Search code examples
pythonregexpython-re

Find the first/last n words of a string with a maximum of 20 characters using regex


I'm trying to find any number of words at the beginning or end of a string with a maximum of 20 characters.

This is what I have right now:

s1 = "Hello,    World! This is a reallly long string"
match = re.search(r"^(\b.{0,20}\b)", s1)
print(f"'{match.group(0)}'") # 'Hello, World! This '

My problem is the extra space that it adds at the end. I believe this is because \b matches either the beginning or the end of the string but I'm not sure what to do about it.

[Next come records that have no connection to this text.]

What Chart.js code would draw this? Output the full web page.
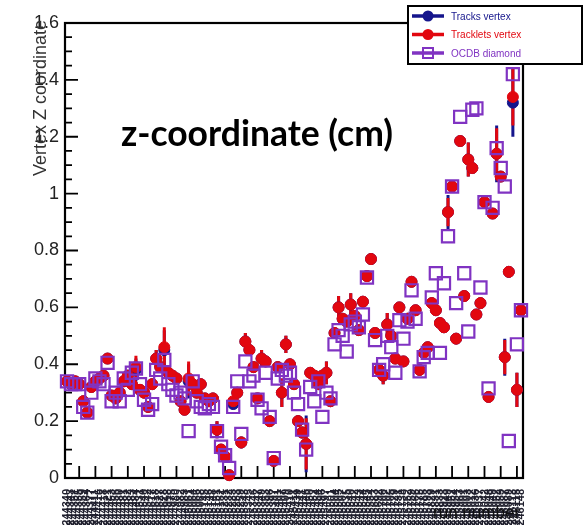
<!DOCTYPE html>
<html>
<head>
<meta charset="utf-8">
<script src="https://cdn.jsdelivr.net/npm/chart.js@4.4.1/dist/chart.umd.min.js"></script>
<style>
  html, body { margin: 0; padding: 0; background: #fff; }
  #wrap { width: 585px; height: 525px; }
</style>
</head>
<body>
<div id="wrap"><canvas id="vtx" width="585" height="525"></canvas></div>
<script>
// run numbers along the x axis
const runs = [
  244340, 244343, 244351, 244355, 244359, 244364, 244377, 244411, 244416, 244418,
  244421, 244453, 244456, 244480, 244481, 244482, 244483, 244484, 244531, 244540,
  244542, 244617, 244618, 244627, 244628, 244918, 244975, 244980, 244982, 244983,
  245061, 245064, 245066, 245068, 245145, 245146, 245148, 245151, 245152, 245231,
  245232, 245233, 245253, 245259, 245343, 245345, 245346, 245347, 245349, 245353,
  245396, 245397, 245401, 245407, 245409, 245410, 245411, 245439, 245441, 245446,
  245450, 245452, 245454, 245496, 245497, 245501, 245504, 245505, 245507, 245535,
  245540, 245542, 245543, 245544, 245545, 245554, 245683, 245692, 245700, 245702,
  245705, 245729, 245731, 245738, 245752, 245759, 245766, 245775, 245785, 245793,
  245829, 245831, 245833, 245923, 245949, 245952, 245954, 245963, 246001, 246003,
  246012, 246036, 246037, 246042, 246048, 246049, 246052, 246053, 246087, 246089,
  246113, 246115, 246148
];

// vertex z (cm) from global tracks
const tracksZ = [
  0.34, 0.33, 0.34, 0.33, 0.27, 0.23, 0.32, 0.34, 0.35, 0.36,
  0.42, 0.29, 0.28, 0.30, 0.34, 0.36, 0.33, 0.38, 0.31, 0.30,
  0.25, 0.33, 0.42, 0.39, 0.45, 0.37, 0.36, 0.35, 0.27, 0.24,
  0.34, 0.33, 0.30, 0.33, 0.28, 0.27, 0.28, 0.17, 0.10, 0.075,
  0.01, 0.26, 0.30, 0.125, 0.48, 0.45, 0.39, 0.28, 0.42, 0.41,
  0.20, 0.06, 0.39, 0.30, 0.47, 0.40, 0.33, 0.20, 0.16, 0.12,
  0.37, 0.36, 0.33, 0.36, 0.37, 0.27, 0.51, 0.60, 0.56, 0.55,
  0.61, 0.57, 0.52, 0.62, 0.71, 0.77, 0.51, 0.38, 0.36, 0.54,
  0.50, 0.42, 0.60, 0.41, 0.56, 0.69, 0.59, 0.38, 0.44, 0.46,
  0.615, 0.59, 0.545, 0.53, 0.935, 1.025, 0.49, 1.185, 0.64, 1.12,
  1.09, 0.575, 0.615, 0.97, 0.285, 0.93, 1.14, 1.06, 0.425, 0.725,
  1.32, 0.31, 0.59
];
const tracksErr = [
  0.01, 0.01, 0.01, 0.01, 0.015, 0.015, 0.01, 0.01, 0.01, 0.01,
  0.015, 0.01, 0.01, 0.01, 0.01, 0.01, 0.01, 0.04, 0.01, 0.01,
  0.01, 0.01, 0.03, 0.01, 0.07, 0.01, 0.01, 0.01, 0.015, 0.01,
  0.06, 0.01, 0.01, 0.01, 0.01, 0.01, 0.01, 0.03, 0.02, 0.02,
  0.01, 0.01, 0.02, 0.02, 0.03, 0.01, 0.01, 0.01, 0.03, 0.01,
  0.01, 0.01, 0.01, 0.05, 0.03, 0.01, 0.01, 0.02, 0.02, 0.10,
  0.01, 0.01, 0.01, 0.01, 0.04, 0.01, 0.01, 0.04, 0.01, 0.01,
  0.04, 0.01, 0.01, 0.01, 0.01, 0.02, 0.01, 0.01, 0.03, 0.04,
  0.01, 0.01, 0.01, 0.01, 0.01, 0.01, 0.01, 0.01, 0.01, 0.01,
  0.01, 0.01, 0.01, 0.01, 0.06, 0.01, 0.01, 0.01, 0.01, 0.06,
  0.01, 0.01, 0.01, 0.01, 0.01, 0.01, 0.10, 0.01, 0.065, 0.02,
  0.12, 0.06, 0.01
];

// vertex z (cm) from SPD tracklets
const trackletsZ = [
  0.34, 0.33, 0.34, 0.33, 0.27, 0.23, 0.32, 0.34, 0.35, 0.36,
  0.42, 0.29, 0.28, 0.30, 0.34, 0.36, 0.33, 0.39, 0.31, 0.30,
  0.25, 0.33, 0.42, 0.39, 0.46, 0.37, 0.36, 0.35, 0.27, 0.24,
  0.35, 0.33, 0.30, 0.33, 0.28, 0.27, 0.28, 0.17, 0.10, 0.075,
  0.01, 0.27, 0.30, 0.125, 0.48, 0.45, 0.39, 0.28, 0.42, 0.41,
  0.20, 0.06, 0.39, 0.30, 0.47, 0.40, 0.33, 0.20, 0.16, 0.12,
  0.37, 0.36, 0.33, 0.36, 0.37, 0.27, 0.51, 0.60, 0.56, 0.55,
  0.61, 0.57, 0.52, 0.62, 0.71, 0.77, 0.51, 0.38, 0.36, 0.54,
  0.50, 0.42, 0.60, 0.41, 0.56, 0.69, 0.59, 0.38, 0.44, 0.46,
  0.615, 0.59, 0.545, 0.53, 0.935, 1.025, 0.49, 1.185, 0.64, 1.12,
  1.09, 0.575, 0.615, 0.97, 0.285, 0.93, 1.14, 1.06, 0.425, 0.725,
  1.34, 0.31, 0.59
];
const trackletsErr = [
  0.01, 0.01, 0.01, 0.01, 0.015, 0.015, 0.01, 0.01, 0.01, 0.01,
  0.015, 0.01, 0.01, 0.01, 0.01, 0.01, 0.01, 0.04, 0.01, 0.01,
  0.01, 0.01, 0.03, 0.01, 0.07, 0.01, 0.01, 0.01, 0.015, 0.01,
  0.06, 0.01, 0.01, 0.01, 0.01, 0.01, 0.01, 0.03, 0.02, 0.02,
  0.01, 0.01, 0.02, 0.02, 0.03, 0.01, 0.01, 0.01, 0.03, 0.01,
  0.01, 0.01, 0.01, 0.05, 0.03, 0.01, 0.01, 0.02, 0.02, 0.09,
  0.01, 0.01, 0.01, 0.01, 0.04, 0.01, 0.01, 0.04, 0.01, 0.01,
  0.04, 0.01, 0.01, 0.01, 0.01, 0.02, 0.01, 0.01, 0.03, 0.04,
  0.01, 0.01, 0.01, 0.01, 0.01, 0.01, 0.01, 0.01, 0.01, 0.01,
  0.01, 0.01, 0.01, 0.01, 0.05, 0.01, 0.01, 0.01, 0.01, 0.06,
  0.01, 0.01, 0.01, 0.01, 0.01, 0.01, 0.09, 0.01, 0.06, 0.02,
  0.10, 0.06, 0.01
];

// diamond z position stored in OCDB
const ocdbZ = [
  0.34, 0.33, 0.33, 0.33, 0.25, 0.23, 0.30, 0.35, 0.34, 0.33,
  0.405, 0.27, 0.30, 0.27, 0.35, 0.31, 0.37, 0.385, 0.33, 0.275,
  0.24, 0.26, 0.38, 0.35, 0.415, 0.33, 0.31, 0.29, 0.30, 0.28,
  0.165, 0.34, 0.27, 0.25, 0.245, 0.26, 0.25, 0.165, 0.11, 0.08,
  0.035, 0.25, 0.34, 0.155, 0.41, 0.34, 0.36, 0.275, 0.245, 0.37,
  0.215, 0.07, 0.35, 0.38, 0.36, 0.37, 0.30, 0.26, 0.17, 0.10,
  0.32, 0.27, 0.34, 0.215, 0.30, 0.28, 0.47, 0.52, 0.50, 0.445,
  0.54, 0.55, 0.53, 0.575, 0.705, null, 0.485, 0.38, 0.40, 0.50,
  0.46, 0.37, 0.555, 0.49, 0.55, 0.66, 0.56, 0.375, 0.425, 0.44,
  0.635, 0.72, 0.44, 0.685, 0.85, 1.025, 0.615, 1.27, 0.72, 0.515,
  1.295, 1.30, 0.67, 0.97, 0.315, 0.95, 1.16, 1.09, 1.025, 0.13,
  1.42, 0.47, 0.59
];

const NAVY = "#15158c";
const RED = "#e2070f";
const VIOLET = "#8033c2";

// ROOT-like frame: thick border, ticks pointing inwards
const frame = {
  id: "frame",
  beforeDatasetsDraw(chart) {
    const { ctx, chartArea: a, scales: { x, y } } = chart;
    ctx.save();
    ctx.strokeStyle = "#000";
    ctx.lineWidth = 2.2;
    ctx.strokeRect(a.left, a.top, a.right - a.left, a.bottom - a.top);
    ctx.lineWidth = 1.8;
    ctx.beginPath();
    for (let k = 0; k <= 32; k++) {
      const py = y.getPixelForValue(k * 0.05);
      const len = k % 4 === 0 ? 13 : 7;
      ctx.moveTo(a.left, py);
      ctx.lineTo(a.left + len, py);
    }
    for (let i = 3; i < runs.length; i += 4) {
      const px = x.getPixelForValue(i);
      ctx.moveTo(px, a.bottom);
      ctx.lineTo(px, a.bottom - 12);
    }
    ctx.stroke();
    ctx.restore();
  }
};

// vertical error bars, drawn under the markers
const errorBars = {
  id: "errorBars",
  beforeDatasetsDraw(chart) {
    const { ctx, chartArea: a, scales: { x, y } } = chart;
    ctx.save();
    ctx.beginPath();
    ctx.rect(a.left, a.top, a.right - a.left, a.bottom - a.top);
    ctx.clip();
    const sets = chart.data.datasets.filter(d => d.errors).sort((p, q) => q.order - p.order);
    sets.forEach(ds => {
      ctx.strokeStyle = ds.borderColor;
      ctx.lineWidth = 3;
      ctx.beginPath();
      ds.data.forEach((v, i) => {
        if (v == null) return;
        const px = x.getPixelForValue(i);
        ctx.moveTo(px, y.getPixelForValue(v - ds.errors[i]));
        ctx.lineTo(px, y.getPixelForValue(v + ds.errors[i]));
      });
      ctx.stroke();
    });
    ctx.restore();
  }
};

// axis titles, slide caption and the boxed legend
const labels = {
  id: "labels",
  afterDraw(chart) {
    const { ctx } = chart;
    ctx.save();
    ctx.fillStyle = "#333";
    ctx.font = '18px "Liberation Sans", Arial, sans-serif';
    ctx.translate(46, 20);
    ctx.rotate(-Math.PI / 2);
    ctx.textAlign = "right";
    ctx.fillText("Vertex Z coordinate", 0, 0);
    ctx.restore();

    ctx.save();
    ctx.fillStyle = "#111";
    ctx.font = '17px "Liberation Sans", Arial, sans-serif';
    ctx.textAlign = "right";
    ctx.fillText("run number", 520, 518);
    ctx.fillStyle = "#000";
    ctx.font = 'bold 35.5px Lato, sans-serif';
    ctx.textAlign = "left";
    ctx.fillText("z-coordinate (cm)", 121, 146);
    ctx.restore();

    // legend
    ctx.save();
    ctx.fillStyle = "#fff";
    ctx.fillRect(408, 6, 174, 58);
    ctx.strokeStyle = "#000";
    ctx.lineWidth = 2;
    ctx.strokeRect(408, 6, 174, 58);
    const rows = [
      { text: "Tracks vertex", color: NAVY, style: "circle" },
      { text: "Tracklets vertex", color: RED, style: "circle" },
      { text: "OCDB diamond", color: VIOLET, style: "rect" }
    ];
    ctx.font = '10px "Liberation Sans", Arial, sans-serif';
    ctx.textBaseline = "middle";
    rows.forEach((r, k) => {
      const cy = 16 + k * 18.5;
      ctx.strokeStyle = r.color;
      ctx.fillStyle = r.color;
      ctx.lineWidth = 3.5;
      ctx.beginPath();
      ctx.moveTo(412, cy);
      ctx.lineTo(444, cy);
      ctx.stroke();
      if (r.style === "circle") {
        ctx.beginPath();
        ctx.arc(428, cy, 5.5, 0, Math.PI * 2);
        ctx.fill();
      } else {
        ctx.lineWidth = 2;
        ctx.strokeRect(423, cy - 5, 10, 10);
      }
      ctx.fillText(r.text, 451, cy + 1);
    });
    ctx.restore();
  }
};

const pointSet = (label, data, color, order, extra) => Object.assign({
  label, data, order,
  showLine: false,
  borderColor: color,
  backgroundColor: color,
  pointBackgroundColor: color,
  pointBorderColor: color,
  pointStyle: "circle",
  pointRadius: 5.5,
  pointBorderWidth: 1,
  clip: false
}, extra);

new Chart(document.getElementById("vtx"), {
  type: "line",
  data: {
    labels: runs.map(String),
    datasets: [
      pointSet("OCDB diamond", ocdbZ, VIOLET, 0, {
        pointStyle: "rect", pointRadius: 8.6, pointBorderWidth: 2.2,
        pointBackgroundColor: "rgba(0,0,0,0)"
      }),
      pointSet("Tracklets vertex", trackletsZ, RED, 1, { errors: trackletsErr }),
      pointSet("Tracks vertex", tracksZ, NAVY, 2, { errors: tracksErr })
    ]
  },
  options: {
    responsive: false,
    animation: false,
    devicePixelRatio: 1,
    layout: { padding: { top: 23, right: 62, left: 0, bottom: 0 } },
    plugins: { legend: { display: false }, tooltip: { enabled: false } },
    scales: {
      x: {
        type: "category",
        offset: true,
        grid: { display: false },
        border: { display: false },
        ticks: {
          autoSkip: false, minRotation: 90, maxRotation: 90, padding: 3,
          color: "#20202e", font: { family: "Liberation Sans", size: 11, weight: "bold" }
        },
        afterFit(s) { s.height = 47; }
      },
      y: {
        min: 0, max: 1.6,
        grid: { display: false, drawTicks: false },
        border: { display: false },
        ticks: {
          stepSize: 0.2, padding: 6, color: "#222",
          font: { family: "Liberation Sans", size: 18 },
          callback: v => String(+v.toFixed(1))
        },
        afterFit(s) { s.width = 65; }
      }
    }
  },
  plugins: [frame, errorBars, labels]
});
</script>
</body>
</html>
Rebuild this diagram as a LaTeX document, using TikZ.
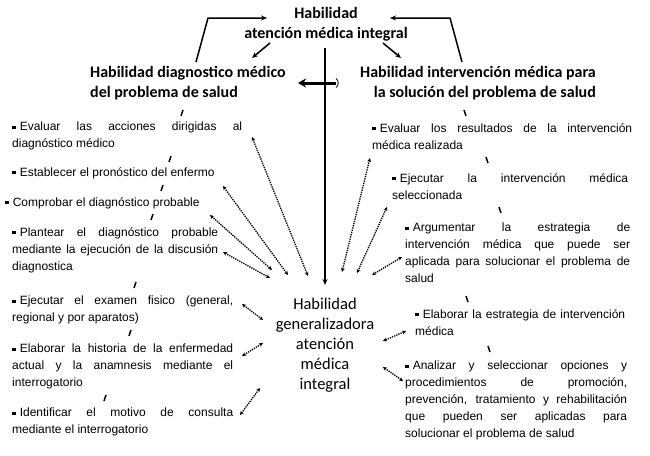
\documentclass[tikz,border=0pt]{standalone}
\usepackage{fontspec}
\setmainfont{Liberation Sans}
\newfontfamily\calib{Carlito}
\usetikzlibrary{arrows.meta}
\newcommand{\sqb}{\rule[0.14em]{0.3em}{0.3em}\hspace{4pt}}
\begin{document}
\begin{tikzpicture}[x=1pt,y=-1pt,
  item/.style={anchor=north west, inner sep=0pt, font=\fontsize{12}{17}\selectfont, align=justify},
  sitem/.style={anchor=north west, inner sep=0pt, font=\fontsize{12}{17}\selectfont},
  ttl/.style={inner sep=0pt, font=\calib\bfseries\fontsize{16}{19.5}\selectfont},
  dots/.style={densely dotted, line width=1.3pt, {Stealth[length=4pt,width=3.8pt]}-{Stealth[length=4pt,width=3.8pt]}},
  tick/.style={line width=1.5pt},
  sarrow/.style={line width=1.5pt, -{Stealth[length=6pt,width=5pt]}}
]
\useasboundingbox[fill=white] (0,0) rectangle (650,455);

% titles
\node[ttl, align=center] (top) at (326,24) {Habilidad\\atención médica integral};
\node[ttl, align=left, anchor=west] (ldiag) at (90,83) {Habilidad diagnostico médico\\del problema de salud};
\node[ttl, align=right, anchor=east] (rint) at (596,83) {Habilidad intervención médica para\\la solución del problema de salud};
\node[inner sep=0pt, align=center, font=\calib\fontsize{16.5}{20}\selectfont] (cen) at (325,345) {Habilidad\\generalizadora\\atención\\médica\\integral};

% bracket arrows
\coordinate (lb0) at (196,62); \coordinate (lb1) at (208,18); \coordinate (lb2) at (267,18);
\coordinate (rb0) at (462,62); \coordinate (rb1) at (450,18); \coordinate (rb2) at (390,18);
\draw[sarrow] (lb0) -- (lb1) -- (lb2);
\draw[sarrow] (rb0) -- (rb1) -- (rb2);
% small arrows from title
\coordinate (ta1) at (270,43); \coordinate (ta2) at (252,58);
\coordinate (tb1) at (383,43); \coordinate (tb2) at (401,58);
\draw[sarrow] (ta1) -- (ta2);
\draw[sarrow] (tb1) -- (tb2);
% vertical line
\coordinate (vtop) at (325,48); \coordinate (vbot) at (325,285);
\draw[sarrow] (vtop) -- (vbot);
% thick horizontal arrow
\coordinate (h1) at (336,83); \coordinate (h2) at (298,83);
\draw[line width=3pt, -{Stealth[length=8pt,width=9pt]}] (h1) -- (h2);
\draw[line width=0.8pt] (336,78.5) .. controls (339,80) and (339,86) .. (336,87.5);

% left items
\node[item, text width=230] (L1) at (12,122) {\sqb Evaluar las acciones dirigidas al\linebreak diagnóstico médico};
\node[sitem] (L2) at (12,167) {\sqb Establecer el pronóstico del enfermo};
\node[sitem] (L3) at (5,197) {\sqb Comprobar el diagnóstico probable};
\node[item, text width=206] (L4) at (12,227) {\sqb Plantear el diagnóstico probable\linebreak mediante la ejecución de la discusión\linebreak diagnostica};
\node[item, text width=221] (L5) at (12,296) {\sqb Ejecutar el examen fisico (general,\linebreak regional y por aparatos)};
\node[item, text width=221] (L6) at (12,344) {\sqb Elaborar la historia de la enfermedad\linebreak actual y la anamnesis mediante el\linebreak interrogatorio};
\node[item, text width=221] (L7) at (12,408) {\sqb Identificar el motivo de consulta\linebreak mediante el interrogatorio};

% right items
\node[item, text width=260] (R1) at (372,123) {\sqb Evaluar los resultados de la intervención\linebreak médica realizada};
\node[item, text width=236] (R2) at (392,173) {\sqb Ejecutar la intervención médica\linebreak seleccionada};
\node[item, text width=225] (R3) at (405,223) {\sqb Argumentar la estrategia de\linebreak intervención médica que puede ser\linebreak aplicada para solucionar el problema de\linebreak salud};
\node[item, text width=210] (R4) at (415,309) {\sqb Elaborar la estrategia de intervención\linebreak médica};
\node[item, text width=222] (R5) at (405,361) {\sqb Analizar y seleccionar opciones y\linebreak procedimientos de promoción,\linebreak prevención, tratamiento y rehabilitación\linebreak que pueden ser aplicadas para\linebreak solucionar el problema de salud};

% ticks
\foreach \x/\y in {182/113,170/159,162/188,152/217,135/285,130/333,105/398}
  \draw[tick] (\x-1,\y+3) -- (\x+1,\y-3);
\foreach \x/\y in {465/113,487/160,500/210,467/299,489/349}
  \draw[tick] (\x-1,\y-3) -- (\x+1,\y+3);

% dotted connectors, left
\coordinate (a1) at (252,137); \coordinate (b1) at (308,276);
\coordinate (a2) at (223,186); \coordinate (b2) at (288,275);
\coordinate (a3) at (210,215); \coordinate (b3) at (272,270);
\coordinate (a4) at (223,252); \coordinate (b4) at (270,278);
\coordinate (a5) at (242,304); \coordinate (b5) at (263,320);
\coordinate (a6) at (242,356); \coordinate (b6) at (263,343);
\coordinate (a7) at (240,415); \coordinate (b7) at (260,388);
\foreach \i in {1,...,7} \draw[dots] (a\i) -- (b\i);
% dotted connectors, right
\coordinate (c1) at (370,158); \coordinate (d1) at (342,272);
\coordinate (c2) at (387,207); \coordinate (d2) at (357,273);
\coordinate (c3) at (402,257); \coordinate (d3) at (372,275);
\coordinate (c4) at (406,331); \coordinate (d4) at (383,341);
\coordinate (c5) at (403,381); \coordinate (d5) at (383,367);
\foreach \i in {1,...,5} \draw[dots] (c\i) -- (d\i);
\end{tikzpicture}
\end{document}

I run into the same issue if I try to do the same with the end of the string but with a leading space instead:

s1 = "Hello,    World! This is a reallly long string"
match = re.search(r"(\b.{0,20}\b)$", s1)
print(f"'{match.group(0)}'") # ' reallly long string'

I know I can just use rstrip and lstrip to get rid of the leading/trailing whitespace but I was just wondering if there's a way to do it with regex.


Solution

  • You can use r"^(.{0,19}\S\b|)" (regex demo), \S ensuring to have a non space character on the bound. You need to decrease the number of previous characters to 19 and use | with empty string to match 0 characters if needed:

    import re
    s1 = "Hello,    World! This is a reallly long string"
    match = re.search(r"^(.{0,19}\S\b|)", s1)
    print(f"'{match.group(0)}'", len(match.group(0)))
    

    Output:

    'Hello,    World' 15
    

    For the end of string r"(|\b\S.{0,19})$" (regex demo):

    import re
    s1 = "Hello,    World! This is a reallly long string"
    match = re.search(r"(|\b\S.{0,19})$", s1)
    print(f"'{match.group(0)}'", len(match.group(0)))
    

    output:

    'reallly long string' 19
    
    why (...|)?

    to enable zeros characters, the below example would fail with ^(.{0,19}\S\b)

    import re
    s1 = "X"*21
    match = re.search(r"^(.{0,19}\S\b|)$", s1)
    print(f"'{match.group(0)}'", len(match.group(0)))
    

    output:

    '' 0